» **DATA EXCERPTS**
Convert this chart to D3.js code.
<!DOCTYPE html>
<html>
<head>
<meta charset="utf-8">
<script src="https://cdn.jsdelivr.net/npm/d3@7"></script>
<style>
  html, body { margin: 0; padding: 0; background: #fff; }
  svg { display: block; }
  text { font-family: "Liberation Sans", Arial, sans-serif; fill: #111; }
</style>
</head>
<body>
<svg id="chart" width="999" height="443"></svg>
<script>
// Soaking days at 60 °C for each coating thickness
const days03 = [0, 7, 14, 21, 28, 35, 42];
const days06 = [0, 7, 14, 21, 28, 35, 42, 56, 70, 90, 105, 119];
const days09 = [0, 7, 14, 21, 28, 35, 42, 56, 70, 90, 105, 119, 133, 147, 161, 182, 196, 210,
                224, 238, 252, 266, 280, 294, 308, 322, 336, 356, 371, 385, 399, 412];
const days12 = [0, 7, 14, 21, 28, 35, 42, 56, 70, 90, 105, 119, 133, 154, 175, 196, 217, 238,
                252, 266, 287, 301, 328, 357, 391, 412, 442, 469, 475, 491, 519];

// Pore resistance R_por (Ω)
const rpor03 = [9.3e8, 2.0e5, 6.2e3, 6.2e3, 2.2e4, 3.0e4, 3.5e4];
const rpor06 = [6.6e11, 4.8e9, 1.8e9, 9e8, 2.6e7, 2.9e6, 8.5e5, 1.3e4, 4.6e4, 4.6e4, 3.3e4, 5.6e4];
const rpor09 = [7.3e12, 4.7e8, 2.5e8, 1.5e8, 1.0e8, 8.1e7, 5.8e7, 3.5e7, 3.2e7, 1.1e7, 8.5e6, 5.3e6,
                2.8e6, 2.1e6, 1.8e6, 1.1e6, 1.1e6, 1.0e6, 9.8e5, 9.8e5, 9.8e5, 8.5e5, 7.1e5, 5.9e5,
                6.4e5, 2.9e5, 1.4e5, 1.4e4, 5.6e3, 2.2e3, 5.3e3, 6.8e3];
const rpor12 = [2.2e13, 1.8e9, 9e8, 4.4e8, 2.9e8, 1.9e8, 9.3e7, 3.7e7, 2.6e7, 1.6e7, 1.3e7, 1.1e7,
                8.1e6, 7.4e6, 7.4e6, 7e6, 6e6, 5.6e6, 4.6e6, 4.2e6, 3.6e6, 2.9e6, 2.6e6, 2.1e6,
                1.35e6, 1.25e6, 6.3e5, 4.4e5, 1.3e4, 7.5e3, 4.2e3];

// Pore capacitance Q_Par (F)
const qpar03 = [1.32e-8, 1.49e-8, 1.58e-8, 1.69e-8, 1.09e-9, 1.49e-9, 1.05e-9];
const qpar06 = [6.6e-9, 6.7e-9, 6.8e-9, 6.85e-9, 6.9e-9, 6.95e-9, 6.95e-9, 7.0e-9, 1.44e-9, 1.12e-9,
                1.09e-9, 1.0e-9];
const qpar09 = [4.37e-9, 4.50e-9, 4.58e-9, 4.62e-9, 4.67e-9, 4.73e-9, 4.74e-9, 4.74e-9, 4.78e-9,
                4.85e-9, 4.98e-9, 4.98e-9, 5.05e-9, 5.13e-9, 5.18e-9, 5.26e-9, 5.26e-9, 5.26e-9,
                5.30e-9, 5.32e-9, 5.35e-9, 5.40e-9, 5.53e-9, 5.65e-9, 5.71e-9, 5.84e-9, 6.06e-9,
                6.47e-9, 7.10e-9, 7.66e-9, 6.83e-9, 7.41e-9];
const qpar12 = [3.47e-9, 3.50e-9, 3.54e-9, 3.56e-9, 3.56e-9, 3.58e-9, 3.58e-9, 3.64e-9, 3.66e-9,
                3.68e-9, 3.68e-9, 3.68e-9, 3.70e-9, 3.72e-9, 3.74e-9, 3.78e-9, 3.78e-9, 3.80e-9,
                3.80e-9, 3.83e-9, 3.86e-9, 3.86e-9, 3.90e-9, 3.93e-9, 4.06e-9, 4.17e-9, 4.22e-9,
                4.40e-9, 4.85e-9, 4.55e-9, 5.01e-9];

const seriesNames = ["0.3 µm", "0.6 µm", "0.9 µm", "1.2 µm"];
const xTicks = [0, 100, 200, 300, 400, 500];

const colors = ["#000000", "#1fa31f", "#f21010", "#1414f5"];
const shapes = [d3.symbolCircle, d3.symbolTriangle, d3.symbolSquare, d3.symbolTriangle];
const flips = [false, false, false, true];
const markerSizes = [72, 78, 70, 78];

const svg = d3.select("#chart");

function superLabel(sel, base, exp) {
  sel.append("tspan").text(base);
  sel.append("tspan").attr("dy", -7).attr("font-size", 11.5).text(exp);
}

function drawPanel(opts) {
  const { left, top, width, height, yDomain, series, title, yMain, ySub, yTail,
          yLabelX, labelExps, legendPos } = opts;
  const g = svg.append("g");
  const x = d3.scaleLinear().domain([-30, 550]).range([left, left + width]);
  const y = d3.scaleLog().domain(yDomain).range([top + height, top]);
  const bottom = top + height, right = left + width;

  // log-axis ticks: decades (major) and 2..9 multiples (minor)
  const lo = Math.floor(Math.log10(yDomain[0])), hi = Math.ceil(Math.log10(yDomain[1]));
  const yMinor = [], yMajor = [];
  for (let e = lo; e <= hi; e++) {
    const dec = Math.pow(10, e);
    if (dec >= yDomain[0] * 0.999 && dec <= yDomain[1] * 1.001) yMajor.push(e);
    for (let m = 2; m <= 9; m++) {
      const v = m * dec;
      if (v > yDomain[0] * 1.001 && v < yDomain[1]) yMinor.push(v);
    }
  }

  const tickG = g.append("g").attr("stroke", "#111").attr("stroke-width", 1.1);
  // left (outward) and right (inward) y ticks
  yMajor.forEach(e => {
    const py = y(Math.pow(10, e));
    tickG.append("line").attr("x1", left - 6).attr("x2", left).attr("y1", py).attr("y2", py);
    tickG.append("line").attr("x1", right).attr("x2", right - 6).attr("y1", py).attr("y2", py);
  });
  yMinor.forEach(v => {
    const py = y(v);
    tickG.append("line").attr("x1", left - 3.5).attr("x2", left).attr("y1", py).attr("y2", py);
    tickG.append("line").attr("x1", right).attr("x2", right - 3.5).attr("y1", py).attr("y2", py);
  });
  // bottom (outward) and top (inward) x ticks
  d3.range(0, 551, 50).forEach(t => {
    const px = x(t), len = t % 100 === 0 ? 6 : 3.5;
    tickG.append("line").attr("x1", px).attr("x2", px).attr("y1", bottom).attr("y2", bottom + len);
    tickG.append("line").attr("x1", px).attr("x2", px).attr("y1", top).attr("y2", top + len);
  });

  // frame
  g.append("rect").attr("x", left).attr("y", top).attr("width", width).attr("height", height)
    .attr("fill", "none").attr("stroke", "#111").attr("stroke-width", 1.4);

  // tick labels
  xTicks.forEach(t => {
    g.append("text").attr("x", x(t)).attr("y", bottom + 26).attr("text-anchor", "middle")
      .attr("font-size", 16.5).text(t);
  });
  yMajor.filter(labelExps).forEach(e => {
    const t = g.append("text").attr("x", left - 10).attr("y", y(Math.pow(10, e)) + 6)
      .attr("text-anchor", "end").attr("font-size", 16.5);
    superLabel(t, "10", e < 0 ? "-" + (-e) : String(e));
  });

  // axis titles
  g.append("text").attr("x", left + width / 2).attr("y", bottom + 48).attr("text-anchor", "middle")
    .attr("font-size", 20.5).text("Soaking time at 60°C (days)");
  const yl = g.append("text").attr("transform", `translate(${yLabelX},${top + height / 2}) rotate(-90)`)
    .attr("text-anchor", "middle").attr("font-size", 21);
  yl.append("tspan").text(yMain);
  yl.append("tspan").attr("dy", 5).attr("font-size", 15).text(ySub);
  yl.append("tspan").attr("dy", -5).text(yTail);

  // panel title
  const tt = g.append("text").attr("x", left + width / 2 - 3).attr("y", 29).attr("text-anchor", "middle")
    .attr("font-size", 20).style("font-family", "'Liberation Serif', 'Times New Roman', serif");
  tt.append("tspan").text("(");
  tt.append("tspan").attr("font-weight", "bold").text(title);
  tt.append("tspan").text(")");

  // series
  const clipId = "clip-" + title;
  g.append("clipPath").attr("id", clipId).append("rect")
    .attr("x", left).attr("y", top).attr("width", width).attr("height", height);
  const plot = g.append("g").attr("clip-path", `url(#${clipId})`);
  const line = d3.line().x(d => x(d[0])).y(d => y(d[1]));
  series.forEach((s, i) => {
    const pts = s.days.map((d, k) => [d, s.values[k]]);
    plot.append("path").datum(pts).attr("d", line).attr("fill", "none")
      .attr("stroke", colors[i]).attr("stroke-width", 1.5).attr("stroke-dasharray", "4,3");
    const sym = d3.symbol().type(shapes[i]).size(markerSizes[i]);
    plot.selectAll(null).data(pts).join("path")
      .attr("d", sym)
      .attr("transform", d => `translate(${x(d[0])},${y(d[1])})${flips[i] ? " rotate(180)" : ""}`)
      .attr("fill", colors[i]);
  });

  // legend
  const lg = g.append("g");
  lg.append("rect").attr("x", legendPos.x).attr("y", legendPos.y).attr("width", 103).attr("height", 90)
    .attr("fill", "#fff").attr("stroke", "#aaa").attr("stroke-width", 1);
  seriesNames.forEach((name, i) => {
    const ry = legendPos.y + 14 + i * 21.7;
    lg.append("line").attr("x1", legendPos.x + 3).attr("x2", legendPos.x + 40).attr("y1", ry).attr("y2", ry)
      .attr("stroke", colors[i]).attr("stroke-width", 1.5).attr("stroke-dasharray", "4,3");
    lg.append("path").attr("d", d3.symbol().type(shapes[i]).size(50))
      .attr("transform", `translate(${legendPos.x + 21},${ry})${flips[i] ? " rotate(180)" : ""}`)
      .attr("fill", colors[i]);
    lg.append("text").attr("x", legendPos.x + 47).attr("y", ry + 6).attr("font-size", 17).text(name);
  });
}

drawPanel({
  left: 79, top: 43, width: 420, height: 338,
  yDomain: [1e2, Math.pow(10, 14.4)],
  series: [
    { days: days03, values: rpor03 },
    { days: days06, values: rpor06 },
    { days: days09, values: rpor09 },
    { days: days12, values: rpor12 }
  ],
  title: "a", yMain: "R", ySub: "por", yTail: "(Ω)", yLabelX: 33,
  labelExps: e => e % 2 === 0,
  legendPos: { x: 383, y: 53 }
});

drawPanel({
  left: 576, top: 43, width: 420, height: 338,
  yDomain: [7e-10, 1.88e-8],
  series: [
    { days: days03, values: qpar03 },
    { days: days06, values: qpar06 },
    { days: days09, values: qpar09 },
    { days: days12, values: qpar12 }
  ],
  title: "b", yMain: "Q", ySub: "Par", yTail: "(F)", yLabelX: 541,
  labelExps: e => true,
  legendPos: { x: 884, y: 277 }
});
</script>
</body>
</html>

...

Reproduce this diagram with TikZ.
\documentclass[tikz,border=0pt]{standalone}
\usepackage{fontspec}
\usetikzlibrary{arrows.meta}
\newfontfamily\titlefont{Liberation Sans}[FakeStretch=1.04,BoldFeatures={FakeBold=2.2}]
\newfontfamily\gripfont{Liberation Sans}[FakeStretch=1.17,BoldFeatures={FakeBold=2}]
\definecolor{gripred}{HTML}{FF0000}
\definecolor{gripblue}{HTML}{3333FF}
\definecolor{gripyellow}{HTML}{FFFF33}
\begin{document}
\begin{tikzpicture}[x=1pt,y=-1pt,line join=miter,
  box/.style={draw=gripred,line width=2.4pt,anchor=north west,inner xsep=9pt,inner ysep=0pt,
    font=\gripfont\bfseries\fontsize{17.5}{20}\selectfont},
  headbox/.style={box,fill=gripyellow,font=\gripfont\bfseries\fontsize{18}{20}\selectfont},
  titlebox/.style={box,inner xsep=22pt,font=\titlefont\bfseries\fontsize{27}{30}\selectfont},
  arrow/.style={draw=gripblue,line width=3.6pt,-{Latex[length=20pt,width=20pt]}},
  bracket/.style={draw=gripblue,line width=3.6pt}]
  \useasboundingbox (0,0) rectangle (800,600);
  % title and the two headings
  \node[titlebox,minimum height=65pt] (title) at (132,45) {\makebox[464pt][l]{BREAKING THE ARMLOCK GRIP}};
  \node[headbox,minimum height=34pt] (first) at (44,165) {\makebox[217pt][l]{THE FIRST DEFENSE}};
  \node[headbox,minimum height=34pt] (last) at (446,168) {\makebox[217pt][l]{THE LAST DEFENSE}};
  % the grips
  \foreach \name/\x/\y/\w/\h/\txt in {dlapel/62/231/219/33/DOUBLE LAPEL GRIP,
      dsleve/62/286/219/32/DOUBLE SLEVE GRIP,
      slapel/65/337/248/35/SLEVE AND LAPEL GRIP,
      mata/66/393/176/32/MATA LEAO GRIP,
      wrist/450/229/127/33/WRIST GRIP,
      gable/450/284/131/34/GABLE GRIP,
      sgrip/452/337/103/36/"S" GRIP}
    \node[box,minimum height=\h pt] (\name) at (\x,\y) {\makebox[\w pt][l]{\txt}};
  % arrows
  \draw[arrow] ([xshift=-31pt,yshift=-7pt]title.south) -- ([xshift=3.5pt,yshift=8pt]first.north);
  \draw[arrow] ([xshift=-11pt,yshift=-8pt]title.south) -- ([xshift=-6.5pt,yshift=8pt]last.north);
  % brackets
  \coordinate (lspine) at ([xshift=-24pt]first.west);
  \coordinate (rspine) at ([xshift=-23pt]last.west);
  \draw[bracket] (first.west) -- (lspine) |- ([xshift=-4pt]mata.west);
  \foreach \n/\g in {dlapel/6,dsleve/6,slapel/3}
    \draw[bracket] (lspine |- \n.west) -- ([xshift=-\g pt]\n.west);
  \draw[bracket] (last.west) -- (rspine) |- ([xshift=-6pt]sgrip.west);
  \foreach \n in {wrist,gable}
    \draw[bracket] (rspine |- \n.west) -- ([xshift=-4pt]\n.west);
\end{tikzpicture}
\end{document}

» **DO THIS**
In the listing above, find the line containing "Convert this chart to D3.js code." and the line containing "475, 491, 519];", then quote both, plus every line between them, exactly as written.

» **EXERCISE ANSWER**
Convert this chart to D3.js code.
<!DOCTYPE html>
<html>
<head>
<meta charset="utf-8">
<script src="https://cdn.jsdelivr.net/npm/d3@7"></script>
<style>
  html, body { margin: 0; padding: 0; background: #fff; }
  svg { display: block; }
  text { font-family: "Liberation Sans", Arial, sans-serif; fill: #111; }
</style>
</head>
<body>
<svg id="chart" width="999" height="443"></svg>
<script>
// Soaking days at 60 °C for each coating thickness
const days03 = [0, 7, 14, 21, 28, 35, 42];
const days06 = [0, 7, 14, 21, 28, 35, 42, 56, 70, 90, 105, 119];
const days09 = [0, 7, 14, 21, 28, 35, 42, 56, 70, 90, 105, 119, 133, 147, 161, 182, 196, 210,
                224, 238, 252, 266, 280, 294, 308, 322, 336, 356, 371, 385, 399, 412];
const days12 = [0, 7, 14, 21, 28, 35, 42, 56, 70, 90, 105, 119, 133, 154, 175, 196, 217, 238,
                252, 266, 287, 301, 328, 357, 391, 412, 442, 469, 475, 491, 519];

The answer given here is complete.